What I mean to ask is this: is there an American wizarding academy? If so, where is it located? My instincts tell me no, or at least not anything like a Hogwarts if there is. The reason is simple. It is probably widespread knowledge that magical practice originated in Europe. The Native Americans would not have practiced 'Western magic'; they had their nature spirituality and what not. Hogwarts was probably founded at around the time Stonehenge was built, maybe it was even Hogwarts students that built it. But the thing that matters is that Hogwarts, England, and Europe have magical history and tradition; America does not. The earliest an American academy could have been built would have been in the Colonial Era, and why would the colonial magic community want to break from Hogwarts anyway? Our nation was formed by a political revolution; if the English muggles could have cared less about the split, then the magic community probably didn't even know it happened. America is the melting pot; it contains every tradition and consequently it contains no tradition. Magic America would just as soon send their progeny to their home country to study. The 21st century American magic community does not exist.

Except that's not the way it happened; quite contrary, in fact. You see, there is an American wizarding academy. And there is a vibrant magic community in America. But they are the dissident. It's like this: the National Institute for the Coordination and Cooperation of Magick and Sciences (NICCMS), the American wizarding school, was formed in the late 1800s by a certain Phineas Tillbottle, a Scottish wizard who had studied in Germany. Tillbottle, who had magical abilities as a child, found that they had slowly dwindled into nonexistence by his 6th year of study. The newly formed squib was torn by an intolerable and horrific despair. No more magic ability! His studies, his career, his life, ruined! With his mind in delusions he turned to the unthinkable--muggle science. Working alongside the many muggle contacts he made in Germany (the most significant of which was Klaus Vondervan), Tillbottle was able to perfect the art of what he dubbed 'scientific alchemy', an ingenious blend of ancient magick and progressive science. The Germans were convinced this tool would lead them to the White Lady, that hoped for and strived for elusive ideal, the subject of wars and machines, of peace, of prosperity, the very name of human history--Progress.

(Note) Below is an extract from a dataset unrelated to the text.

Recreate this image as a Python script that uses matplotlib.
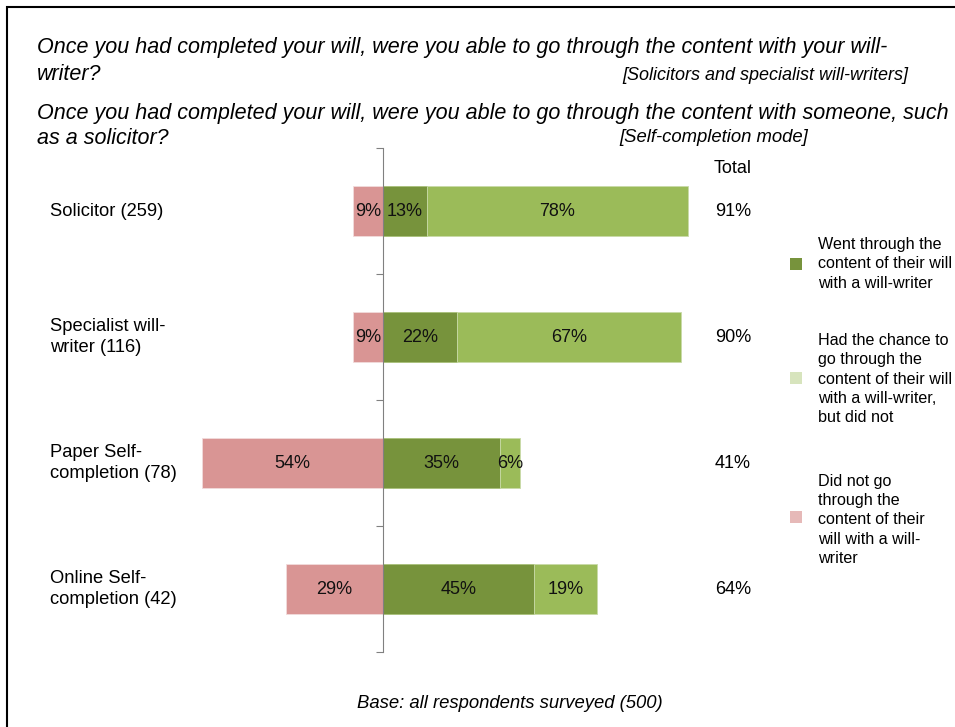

Tillbottle quickly moved his operations to the forefront of turn-of-the-century progress--America--and set up the NICCMS in downtown Boston. Beneath the towering skyscrapers and the filth of the streets, NICCMS exists to unite the forces of magic and science, to create and engage sanitary alchemy, and to dissolve the hopes and dreams of the world one discovery at a time. They advance in the name of Progress, which is to say they ride a train of breakneck speeds straight to Hell. NICCMS, since its institution, has attracted more than 7,000 magical traitors. The efforts of the NICCMS go against everything the wizarding community believes in for this reason: it seeks to kill the life of magic, the imagination, the spirit, the unknown, the darkness. It seeks, in the name of humanity, to end violence and suffering by inflicting violence and suffering on the soul.

What would Harry do with such a crowd? We'll never know for sure. Or will we?